>> START Raw records

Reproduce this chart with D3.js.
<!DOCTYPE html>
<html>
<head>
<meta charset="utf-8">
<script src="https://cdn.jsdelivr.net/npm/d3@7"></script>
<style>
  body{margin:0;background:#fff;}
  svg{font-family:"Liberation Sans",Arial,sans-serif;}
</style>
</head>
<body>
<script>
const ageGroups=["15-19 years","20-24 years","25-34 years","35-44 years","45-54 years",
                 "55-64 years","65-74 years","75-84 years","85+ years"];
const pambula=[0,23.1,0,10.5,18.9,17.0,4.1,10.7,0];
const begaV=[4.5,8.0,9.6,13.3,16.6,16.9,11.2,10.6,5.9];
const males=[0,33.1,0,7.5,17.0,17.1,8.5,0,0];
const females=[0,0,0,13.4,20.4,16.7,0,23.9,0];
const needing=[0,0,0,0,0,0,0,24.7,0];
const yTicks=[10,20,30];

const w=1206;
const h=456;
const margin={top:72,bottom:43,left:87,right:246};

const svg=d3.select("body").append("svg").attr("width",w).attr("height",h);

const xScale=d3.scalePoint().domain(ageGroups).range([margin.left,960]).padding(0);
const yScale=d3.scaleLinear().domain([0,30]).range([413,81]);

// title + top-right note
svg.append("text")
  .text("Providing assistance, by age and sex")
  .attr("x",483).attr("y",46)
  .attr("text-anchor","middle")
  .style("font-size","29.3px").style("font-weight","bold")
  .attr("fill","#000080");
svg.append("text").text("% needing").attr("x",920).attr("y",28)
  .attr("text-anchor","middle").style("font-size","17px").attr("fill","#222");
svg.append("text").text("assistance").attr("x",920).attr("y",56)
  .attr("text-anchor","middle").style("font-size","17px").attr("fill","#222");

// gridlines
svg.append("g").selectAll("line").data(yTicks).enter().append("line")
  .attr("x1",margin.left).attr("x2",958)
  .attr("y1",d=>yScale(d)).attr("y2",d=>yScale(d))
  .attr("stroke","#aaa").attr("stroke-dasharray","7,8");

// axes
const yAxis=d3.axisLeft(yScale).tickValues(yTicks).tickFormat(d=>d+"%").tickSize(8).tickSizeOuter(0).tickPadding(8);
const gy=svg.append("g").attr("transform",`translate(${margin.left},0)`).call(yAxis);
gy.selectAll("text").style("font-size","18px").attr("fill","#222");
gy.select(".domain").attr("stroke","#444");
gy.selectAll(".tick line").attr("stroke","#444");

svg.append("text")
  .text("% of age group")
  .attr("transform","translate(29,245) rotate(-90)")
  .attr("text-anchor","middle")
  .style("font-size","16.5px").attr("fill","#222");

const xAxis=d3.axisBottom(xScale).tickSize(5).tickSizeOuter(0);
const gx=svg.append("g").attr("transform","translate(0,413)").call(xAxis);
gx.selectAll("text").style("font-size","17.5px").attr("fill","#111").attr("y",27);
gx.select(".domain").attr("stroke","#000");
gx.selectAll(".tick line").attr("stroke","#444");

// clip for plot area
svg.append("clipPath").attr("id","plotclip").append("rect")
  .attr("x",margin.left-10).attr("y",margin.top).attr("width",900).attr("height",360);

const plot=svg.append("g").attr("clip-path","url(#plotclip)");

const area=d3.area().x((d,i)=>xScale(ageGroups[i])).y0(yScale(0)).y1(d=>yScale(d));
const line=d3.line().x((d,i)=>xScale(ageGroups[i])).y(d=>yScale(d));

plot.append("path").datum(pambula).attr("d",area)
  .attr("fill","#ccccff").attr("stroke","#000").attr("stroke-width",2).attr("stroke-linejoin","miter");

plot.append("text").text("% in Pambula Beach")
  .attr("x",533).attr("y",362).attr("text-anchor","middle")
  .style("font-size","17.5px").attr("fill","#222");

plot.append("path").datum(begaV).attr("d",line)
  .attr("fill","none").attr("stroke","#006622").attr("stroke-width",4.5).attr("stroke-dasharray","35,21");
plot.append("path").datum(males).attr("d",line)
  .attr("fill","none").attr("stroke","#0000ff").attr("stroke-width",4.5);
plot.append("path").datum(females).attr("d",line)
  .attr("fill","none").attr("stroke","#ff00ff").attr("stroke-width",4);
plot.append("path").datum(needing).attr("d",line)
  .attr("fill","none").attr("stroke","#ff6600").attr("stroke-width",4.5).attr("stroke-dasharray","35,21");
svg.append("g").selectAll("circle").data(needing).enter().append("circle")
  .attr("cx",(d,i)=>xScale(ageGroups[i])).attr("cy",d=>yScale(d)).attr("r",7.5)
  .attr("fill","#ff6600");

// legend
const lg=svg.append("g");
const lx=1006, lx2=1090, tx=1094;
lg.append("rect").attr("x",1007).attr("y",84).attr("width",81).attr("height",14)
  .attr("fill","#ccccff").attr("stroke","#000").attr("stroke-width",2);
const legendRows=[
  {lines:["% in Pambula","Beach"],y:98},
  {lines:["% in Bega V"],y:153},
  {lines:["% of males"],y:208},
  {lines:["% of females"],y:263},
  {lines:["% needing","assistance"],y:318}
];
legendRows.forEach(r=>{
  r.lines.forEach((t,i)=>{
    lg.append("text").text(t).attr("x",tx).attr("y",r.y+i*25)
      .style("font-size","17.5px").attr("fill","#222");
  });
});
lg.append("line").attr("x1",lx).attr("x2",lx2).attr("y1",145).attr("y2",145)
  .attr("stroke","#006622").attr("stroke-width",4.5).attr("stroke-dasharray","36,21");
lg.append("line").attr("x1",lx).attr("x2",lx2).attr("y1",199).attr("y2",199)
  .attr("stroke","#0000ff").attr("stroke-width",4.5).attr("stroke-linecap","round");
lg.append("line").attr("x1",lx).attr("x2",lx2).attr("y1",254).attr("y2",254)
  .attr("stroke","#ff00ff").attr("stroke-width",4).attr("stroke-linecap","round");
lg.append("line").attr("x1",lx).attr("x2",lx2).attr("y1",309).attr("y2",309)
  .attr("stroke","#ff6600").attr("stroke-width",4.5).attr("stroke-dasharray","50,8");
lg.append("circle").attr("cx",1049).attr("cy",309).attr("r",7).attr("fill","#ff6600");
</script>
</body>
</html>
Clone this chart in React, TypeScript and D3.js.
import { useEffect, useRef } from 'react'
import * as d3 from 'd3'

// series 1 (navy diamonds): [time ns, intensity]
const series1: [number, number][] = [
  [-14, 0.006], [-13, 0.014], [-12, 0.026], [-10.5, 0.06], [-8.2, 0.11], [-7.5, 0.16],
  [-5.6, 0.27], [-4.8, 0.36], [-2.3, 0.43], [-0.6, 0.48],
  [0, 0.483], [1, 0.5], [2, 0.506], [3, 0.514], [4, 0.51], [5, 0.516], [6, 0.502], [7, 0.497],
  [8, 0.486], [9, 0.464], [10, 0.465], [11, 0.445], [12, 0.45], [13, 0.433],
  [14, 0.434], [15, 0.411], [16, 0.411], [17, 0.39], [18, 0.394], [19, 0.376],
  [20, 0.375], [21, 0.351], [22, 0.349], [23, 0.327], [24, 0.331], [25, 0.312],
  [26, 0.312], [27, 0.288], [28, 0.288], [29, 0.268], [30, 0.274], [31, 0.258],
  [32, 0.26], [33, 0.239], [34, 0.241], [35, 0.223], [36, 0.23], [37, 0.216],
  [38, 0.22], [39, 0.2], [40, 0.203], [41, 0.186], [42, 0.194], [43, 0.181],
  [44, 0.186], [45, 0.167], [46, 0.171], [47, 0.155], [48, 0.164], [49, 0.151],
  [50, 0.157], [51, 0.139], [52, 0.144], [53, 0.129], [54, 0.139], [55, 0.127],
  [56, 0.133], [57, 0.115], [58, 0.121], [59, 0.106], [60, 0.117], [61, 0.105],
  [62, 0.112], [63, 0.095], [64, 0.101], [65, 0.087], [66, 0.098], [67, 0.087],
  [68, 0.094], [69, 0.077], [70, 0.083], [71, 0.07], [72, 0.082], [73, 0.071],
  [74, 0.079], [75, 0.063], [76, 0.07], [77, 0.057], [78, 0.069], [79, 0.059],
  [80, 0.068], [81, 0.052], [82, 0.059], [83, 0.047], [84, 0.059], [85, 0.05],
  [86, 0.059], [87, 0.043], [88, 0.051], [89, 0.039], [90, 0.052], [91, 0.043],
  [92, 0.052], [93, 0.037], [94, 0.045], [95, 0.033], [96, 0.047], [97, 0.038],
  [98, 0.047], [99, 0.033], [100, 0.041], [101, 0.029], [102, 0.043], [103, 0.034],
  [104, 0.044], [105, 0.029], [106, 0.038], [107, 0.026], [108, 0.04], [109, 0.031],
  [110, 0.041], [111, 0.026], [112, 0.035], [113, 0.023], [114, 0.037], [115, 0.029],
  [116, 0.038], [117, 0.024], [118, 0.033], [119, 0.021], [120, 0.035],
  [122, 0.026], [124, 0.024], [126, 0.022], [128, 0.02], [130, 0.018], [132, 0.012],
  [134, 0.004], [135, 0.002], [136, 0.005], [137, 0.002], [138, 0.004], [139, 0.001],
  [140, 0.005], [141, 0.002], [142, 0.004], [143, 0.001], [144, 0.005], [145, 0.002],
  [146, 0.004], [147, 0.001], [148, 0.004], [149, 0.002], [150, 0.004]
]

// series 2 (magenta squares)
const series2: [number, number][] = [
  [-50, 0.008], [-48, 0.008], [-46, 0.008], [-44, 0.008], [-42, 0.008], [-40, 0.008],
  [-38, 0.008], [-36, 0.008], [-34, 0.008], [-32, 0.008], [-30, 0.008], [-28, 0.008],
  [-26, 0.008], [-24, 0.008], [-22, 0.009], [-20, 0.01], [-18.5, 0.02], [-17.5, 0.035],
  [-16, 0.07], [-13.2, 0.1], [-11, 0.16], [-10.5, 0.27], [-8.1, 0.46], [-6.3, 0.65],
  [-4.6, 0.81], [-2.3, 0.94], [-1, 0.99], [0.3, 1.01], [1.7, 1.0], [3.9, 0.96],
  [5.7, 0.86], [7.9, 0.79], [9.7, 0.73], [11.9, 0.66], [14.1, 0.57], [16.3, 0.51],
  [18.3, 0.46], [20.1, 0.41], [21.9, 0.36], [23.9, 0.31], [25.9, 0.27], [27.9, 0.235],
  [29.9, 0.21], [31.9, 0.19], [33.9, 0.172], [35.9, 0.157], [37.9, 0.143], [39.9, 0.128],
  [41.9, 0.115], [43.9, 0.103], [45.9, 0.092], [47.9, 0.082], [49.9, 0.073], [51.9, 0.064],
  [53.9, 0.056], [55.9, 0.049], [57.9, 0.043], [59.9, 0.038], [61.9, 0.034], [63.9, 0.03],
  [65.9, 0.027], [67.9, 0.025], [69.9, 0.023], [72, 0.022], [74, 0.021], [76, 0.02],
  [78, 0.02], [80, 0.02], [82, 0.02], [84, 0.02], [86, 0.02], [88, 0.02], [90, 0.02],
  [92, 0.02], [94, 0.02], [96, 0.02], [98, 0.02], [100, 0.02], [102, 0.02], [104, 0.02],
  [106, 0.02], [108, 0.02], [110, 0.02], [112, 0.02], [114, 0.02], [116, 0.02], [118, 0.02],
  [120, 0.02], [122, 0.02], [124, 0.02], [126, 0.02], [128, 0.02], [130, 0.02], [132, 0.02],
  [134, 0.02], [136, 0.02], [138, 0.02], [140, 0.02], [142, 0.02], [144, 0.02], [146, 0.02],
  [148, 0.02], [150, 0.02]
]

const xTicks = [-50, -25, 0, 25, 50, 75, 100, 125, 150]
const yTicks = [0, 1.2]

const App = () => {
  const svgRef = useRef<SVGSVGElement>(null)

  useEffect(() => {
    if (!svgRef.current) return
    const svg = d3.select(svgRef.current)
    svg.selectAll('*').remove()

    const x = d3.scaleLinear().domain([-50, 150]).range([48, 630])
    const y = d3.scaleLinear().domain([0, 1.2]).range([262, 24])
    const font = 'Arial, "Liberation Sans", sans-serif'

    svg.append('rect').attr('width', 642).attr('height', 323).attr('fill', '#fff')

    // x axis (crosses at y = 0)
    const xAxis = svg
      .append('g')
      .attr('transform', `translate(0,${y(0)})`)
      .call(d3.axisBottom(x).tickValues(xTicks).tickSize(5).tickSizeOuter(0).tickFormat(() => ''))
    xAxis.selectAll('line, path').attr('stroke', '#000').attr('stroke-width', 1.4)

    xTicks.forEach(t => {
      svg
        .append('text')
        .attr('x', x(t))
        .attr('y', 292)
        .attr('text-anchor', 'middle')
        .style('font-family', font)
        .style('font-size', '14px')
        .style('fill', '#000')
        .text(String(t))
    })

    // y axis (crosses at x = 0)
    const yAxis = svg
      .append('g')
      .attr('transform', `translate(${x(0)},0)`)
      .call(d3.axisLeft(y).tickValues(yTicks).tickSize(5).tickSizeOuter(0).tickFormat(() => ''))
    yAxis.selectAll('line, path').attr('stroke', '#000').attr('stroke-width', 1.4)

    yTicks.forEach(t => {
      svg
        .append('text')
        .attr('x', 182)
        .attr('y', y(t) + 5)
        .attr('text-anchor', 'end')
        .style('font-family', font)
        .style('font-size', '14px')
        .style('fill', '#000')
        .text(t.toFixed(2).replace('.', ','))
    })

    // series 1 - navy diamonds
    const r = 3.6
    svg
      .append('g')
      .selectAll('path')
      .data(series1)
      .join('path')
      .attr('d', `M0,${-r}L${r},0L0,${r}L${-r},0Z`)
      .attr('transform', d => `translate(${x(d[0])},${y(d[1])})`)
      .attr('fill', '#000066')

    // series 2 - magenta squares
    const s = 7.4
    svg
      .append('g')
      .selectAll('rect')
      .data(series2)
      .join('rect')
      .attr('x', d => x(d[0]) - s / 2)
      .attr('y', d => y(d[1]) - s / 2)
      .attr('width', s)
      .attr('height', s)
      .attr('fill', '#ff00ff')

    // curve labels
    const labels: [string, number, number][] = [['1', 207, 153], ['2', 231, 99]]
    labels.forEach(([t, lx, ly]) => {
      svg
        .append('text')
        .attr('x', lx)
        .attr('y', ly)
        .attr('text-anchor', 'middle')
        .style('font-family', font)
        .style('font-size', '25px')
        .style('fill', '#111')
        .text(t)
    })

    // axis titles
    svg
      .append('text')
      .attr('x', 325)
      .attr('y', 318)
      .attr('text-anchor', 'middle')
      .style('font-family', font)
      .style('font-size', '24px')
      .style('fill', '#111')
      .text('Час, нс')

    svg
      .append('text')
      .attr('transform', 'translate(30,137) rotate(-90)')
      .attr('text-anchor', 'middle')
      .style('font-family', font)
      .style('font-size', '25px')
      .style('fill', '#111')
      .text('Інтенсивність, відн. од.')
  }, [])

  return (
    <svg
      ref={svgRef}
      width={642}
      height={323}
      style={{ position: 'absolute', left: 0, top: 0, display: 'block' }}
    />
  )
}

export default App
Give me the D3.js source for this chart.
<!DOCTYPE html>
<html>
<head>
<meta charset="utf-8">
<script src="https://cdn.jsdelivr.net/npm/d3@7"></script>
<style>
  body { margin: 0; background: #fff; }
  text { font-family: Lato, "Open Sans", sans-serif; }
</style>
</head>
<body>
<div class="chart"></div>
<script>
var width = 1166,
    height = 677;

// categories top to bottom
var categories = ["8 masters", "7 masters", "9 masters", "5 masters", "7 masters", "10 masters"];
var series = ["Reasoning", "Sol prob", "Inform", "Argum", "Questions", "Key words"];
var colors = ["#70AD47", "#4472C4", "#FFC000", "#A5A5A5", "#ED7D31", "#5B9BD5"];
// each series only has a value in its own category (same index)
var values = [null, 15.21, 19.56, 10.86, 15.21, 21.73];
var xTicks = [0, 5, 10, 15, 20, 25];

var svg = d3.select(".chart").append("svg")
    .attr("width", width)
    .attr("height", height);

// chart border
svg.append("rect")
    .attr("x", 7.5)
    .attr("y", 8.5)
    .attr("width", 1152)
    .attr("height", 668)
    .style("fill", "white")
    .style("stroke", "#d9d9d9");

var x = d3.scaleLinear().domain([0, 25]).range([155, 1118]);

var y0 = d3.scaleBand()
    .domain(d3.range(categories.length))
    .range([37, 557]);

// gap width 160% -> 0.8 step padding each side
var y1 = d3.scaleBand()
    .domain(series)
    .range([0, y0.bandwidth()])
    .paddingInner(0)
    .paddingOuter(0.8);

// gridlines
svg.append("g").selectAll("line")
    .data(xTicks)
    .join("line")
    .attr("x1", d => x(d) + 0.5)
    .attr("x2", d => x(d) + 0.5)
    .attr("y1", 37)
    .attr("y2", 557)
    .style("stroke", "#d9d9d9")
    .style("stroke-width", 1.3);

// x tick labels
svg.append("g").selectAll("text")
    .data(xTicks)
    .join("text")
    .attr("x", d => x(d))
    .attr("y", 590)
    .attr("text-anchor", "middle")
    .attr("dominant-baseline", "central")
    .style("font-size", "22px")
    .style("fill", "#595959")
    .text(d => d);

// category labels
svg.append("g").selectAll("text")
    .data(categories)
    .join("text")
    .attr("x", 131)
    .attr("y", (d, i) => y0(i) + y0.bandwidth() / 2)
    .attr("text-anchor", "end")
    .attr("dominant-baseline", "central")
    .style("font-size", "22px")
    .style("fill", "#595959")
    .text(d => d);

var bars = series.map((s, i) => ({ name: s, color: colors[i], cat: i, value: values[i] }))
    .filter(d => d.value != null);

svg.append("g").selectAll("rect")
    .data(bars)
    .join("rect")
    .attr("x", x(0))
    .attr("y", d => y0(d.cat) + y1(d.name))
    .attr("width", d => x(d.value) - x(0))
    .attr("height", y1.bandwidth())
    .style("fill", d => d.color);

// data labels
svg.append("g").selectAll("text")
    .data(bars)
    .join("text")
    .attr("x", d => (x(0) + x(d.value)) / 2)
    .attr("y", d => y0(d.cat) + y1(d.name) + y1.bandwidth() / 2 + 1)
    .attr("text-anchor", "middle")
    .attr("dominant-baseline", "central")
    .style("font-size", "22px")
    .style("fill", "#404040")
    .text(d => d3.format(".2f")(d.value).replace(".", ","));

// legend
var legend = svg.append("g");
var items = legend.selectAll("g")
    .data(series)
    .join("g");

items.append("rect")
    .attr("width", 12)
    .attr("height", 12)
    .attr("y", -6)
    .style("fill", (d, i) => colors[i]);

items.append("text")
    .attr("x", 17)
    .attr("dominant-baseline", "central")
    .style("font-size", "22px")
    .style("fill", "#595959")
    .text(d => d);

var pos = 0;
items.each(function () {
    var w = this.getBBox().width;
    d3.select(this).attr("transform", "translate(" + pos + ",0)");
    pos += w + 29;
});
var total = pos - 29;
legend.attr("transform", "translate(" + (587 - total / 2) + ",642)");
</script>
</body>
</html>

>> END Raw records

_What to produce_
Give the lines again, exactly as they stand, from the beginning of the data through the line with "const yScale=d3.scaleLinear().domain([0,30]).range([413,81]);".

_The response_
Reproduce this chart with D3.js.
<!DOCTYPE html>
<html>
<head>
<meta charset="utf-8">
<script src="https://cdn.jsdelivr.net/npm/d3@7"></script>
<style>
  body{margin:0;background:#fff;}
  svg{font-family:"Liberation Sans",Arial,sans-serif;}
</style>
</head>
<body>
<script>
const ageGroups=["15-19 years","20-24 years","25-34 years","35-44 years","45-54 years",
                 "55-64 years","65-74 years","75-84 years","85+ years"];
const pambula=[0,23.1,0,10.5,18.9,17.0,4.1,10.7,0];
const begaV=[4.5,8.0,9.6,13.3,16.6,16.9,11.2,10.6,5.9];
const males=[0,33.1,0,7.5,17.0,17.1,8.5,0,0];
const females=[0,0,0,13.4,20.4,16.7,0,23.9,0];
const needing=[0,0,0,0,0,0,0,24.7,0];
const yTicks=[10,20,30];

const w=1206;
const h=456;
const margin={top:72,bottom:43,left:87,right:246};

const svg=d3.select("body").append("svg").attr("width",w).attr("height",h);

const xScale=d3.scalePoint().domain(ageGroups).range([margin.left,960]).padding(0);
const yScale=d3.scaleLinear().domain([0,30]).range([413,81]);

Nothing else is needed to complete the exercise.